Der thermische-hygrische Wirkungskomplex besteht aus Lufttemperatur, Luftfeuchtigkeit, Windgeschwindigkeit und Wärmestrahlung. Diese Wetterelemente wirken auf die Thermoregulation, das Herz-Kreislauf-System und wahrscheinlich auch auf das Immunsystem. Letzteres wird in sog. Abhärtungskuren genutzt.
Der thermische Wirkungskomplex kann den Organismus durch Schwüle, also hohe Lufttemperaturen mit geringen Windgeschwindigkeiten und hoher Luftfeuchtigkeit belasten.
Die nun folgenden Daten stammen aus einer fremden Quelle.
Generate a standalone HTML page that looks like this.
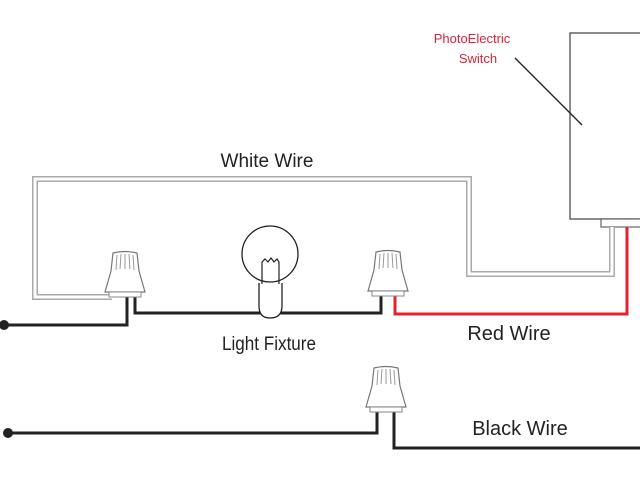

Die Thermoregulation unter Wärmebelastungen erfordert eine enorme Steigerung der Hautdurchblutung, was unter Extrembedingungen das Herzzeitvolumen auf mehr als das Doppelte des Ruhewertes ansteigen lässt. Hinzu kommt der Bedarf für die energieaufwändige Schweißproduktion. Besonders für Menschen mit eingeschränkter Funktionsreserve des kardiopulmonalen Systems bedeuten Hitze und Schwüle einen starken Stress. Die Möglichkeiten für körperliche Aktivitäten sind erheblich eingeschränkt, dies gilt bereits für Menschen mit guter Kondition, umso mehr für Patienten mit eingeschränkter Funktionsreserve.
Umgekehrt sind die Beanspruchungen des Herz-Kreislaufsystems in kühler Umgebung gering, die Funktionsreserven können durch körperliche Belastungen ausgeschöpft werden, die subjektive Bereitschaft hierzu ist größer als in der Wärme.
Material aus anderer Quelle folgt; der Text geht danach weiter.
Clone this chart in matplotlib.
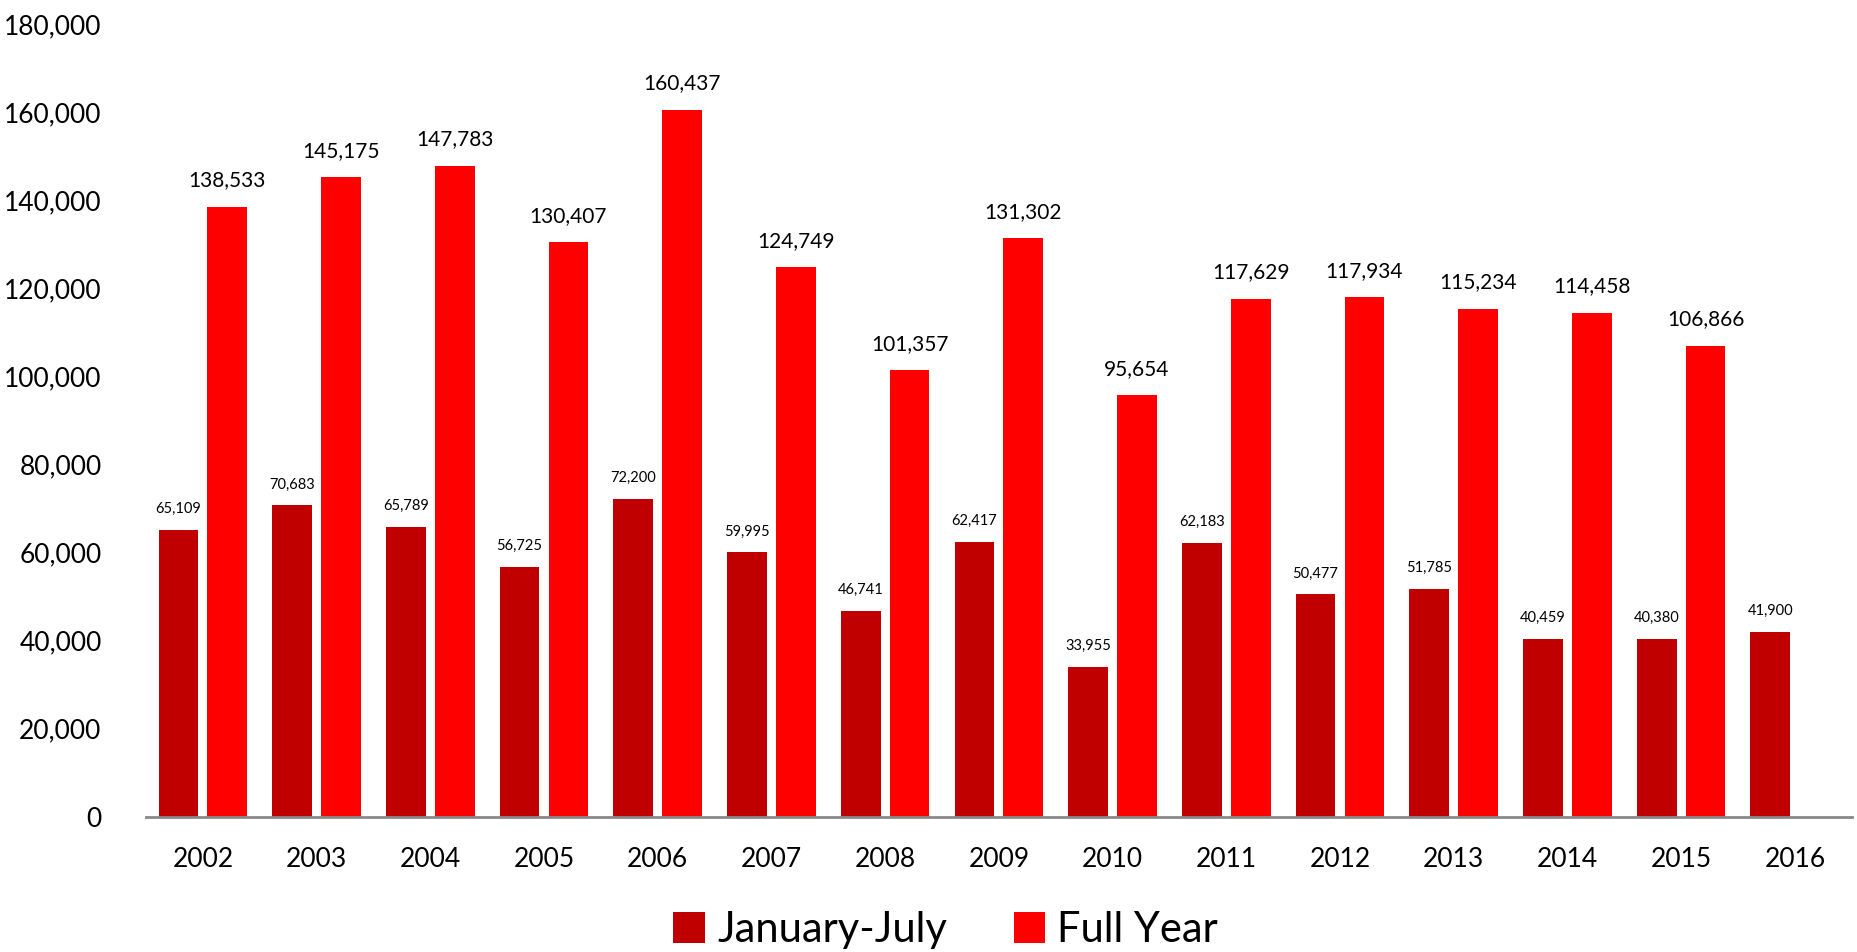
import numpy as np
import matplotlib
matplotlib.use("Agg")
import matplotlib.pyplot as plt
from matplotlib.ticker import FuncFormatter

plt.rcParams["font.family"] = ["Lato", "DejaVu Sans"]

years = ["2002", "2003", "2004", "2005", "2006", "2007", "2008", "2009",
         "2010", "2011", "2012", "2013", "2014", "2015", "2016"]
jan_jul = [65109, 70683, 65789, 56725, 72200, 59995, 46741, 62417,
           33955, 62183, 50477, 51785, 40459, 40380, 41900]
full_year = [138533, 145175, 147783, 130407, 160437, 124749, 101357, 131302,
             95654, 117629, 117934, 115234, 114458, 106866]

dark_red = "#C00000"
bright_red = "#FF0000"

fig = plt.figure(figsize=(18.58, 9.52), dpi=100)
ax = fig.add_axes([0.0786, 0.1421, 0.918, 0.8327])

x = np.arange(len(years))
w = 0.35
off = 0.215

b1 = ax.bar(x - off, jan_jul, width=w, color=dark_red, label="January-July", zorder=2)
b2 = ax.bar(x[:len(full_year)] + off, full_year, width=w, color=bright_red,
            label="Full Year", zorder=2)

fmt = lambda v: f"{v:,.0f}"
for rect, v in zip(b1, jan_jul):
    ax.annotate(fmt(v), (rect.get_x() + rect.get_width() / 2, v),
                xytext=(0, 10), textcoords="offset points",
                ha="center", va="bottom", fontsize=10.5)
for rect, v in zip(b2, full_year):
    ax.annotate(fmt(v), (rect.get_x() + rect.get_width() / 2, v),
                xytext=(0, 12), textcoords="offset points",
                ha="center", va="bottom", fontsize=15)

ax.set_xlim(-0.5, len(years) - 0.5)
ax.set_ylim(0, 180000)
ax.set_yticks(np.arange(0, 180001, 20000))
ax.yaxis.set_major_formatter(FuncFormatter(lambda v, p: f"{v:,.0f}"))
ax.set_xticks(x)
ax.set_xticklabels(years)

ax.tick_params(axis="y", length=0, pad=32, labelsize=19)
ax.tick_params(axis="x", length=0, pad=22, labelsize=19)

for s in ["top", "right", "left"]:
    ax.spines[s].set_visible(False)
ax.spines["bottom"].set_color("#898989")
ax.spines["bottom"].set_linewidth(2)
ax.spines["bottom"].set_zorder(3)

fig.legend(loc="center", bbox_to_anchor=(0.509, 0.023), ncol=2, frameon=False,
           fontsize=30, handlelength=0.75, handleheight=0.75, handletextpad=0.3,
           columnspacing=1.6)

fig.savefig("out.png", dpi=100)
Unter diesem Aspekt ist das Meeresklima an den deutschen Küsten als Schonfaktor zu werten. In dem feuchtgemäßigt-maritimen Klima überwiegen Kühlreize, die bei ausgeglichenen Temperaturen wesentlich durch den fast stets wehenden Wind bedingt sind. Der typische schnelle Wechsel der Wettersituationen verlangt entsprechende thermoregulatorische Reaktionen des Organismus, was als Reizfaktor wirkt.
Durch gezielte und dosierte Expositionen gegenüber Kühlreizen lässt sich während Klimakuren eine Adaptation erreichen, welche zu einer verminderten Infektanfälligkeit führt und unter dem Schlagwort Abhärtung bekannt ist.
Die Anwendung des thermischen Wirkungskomplexes in diesem Sinne hat in Form der Abhärtungskuren bei Kindern eine lange Tradition. Als pathophysiologisch wirksame Mechanismen werden sowohl immunologische Faktoren diskutiert als auch adaptative Umstellungen der Schleimhautdurchblutung. So konnten Untersuchungen aus dem Institut für Medizinische Klimatologie, der Klinik für Allgemeine Pädiatrie der Universität Kiel und der Fachklinik Sylt für Kinder und Jugendliche der LVA Hamburg zeigen, dass die Konzentration des Immunglobulin A im Speichel von Kindern, die an einer sechswöchigen Klimakur teilgenommen hatten, am Ende des Aufenthalts an der See signifikant erhöht waren.
Bei der Anwendung von Kühlreizen und auch ganz allgemein von thermischen Reizen muss stets darauf geachtet werden, dass lediglich die Körperschale abkühlt und keinesfalls allgemeine, d. h. über die Körperschale hinausgehende auch den Körperkern betreffende Unterkühlung eintritt. Aus diesem Grund sollte vor der Anwendung von Kaltreizen stets darauf geachtet werden, dass der Körper hinreichend warm ist.
Indikationen für eine Abhärtung durch Kaltreize sind insbesondere eine erhöhte Infektanfälligkeit, eine bronchiale Hyperreagibilität. Auch bei vegetativer Dystonie und in der Rekonvaleszenz ist eine behutsam durchgeführte Klimatherapie wirksam.
Ein kühles Klima ist ideal geeignet, um Ausgleichssport zu treiben zur Kompensation des Bewegungsmangels, der für die meisten Menschen der modernen Gesellschaft typisch ist. Hier ergeben sich Möglichkeiten, den modischen Trend zu Fitness und Wellness gesundheitlich zu nutzen.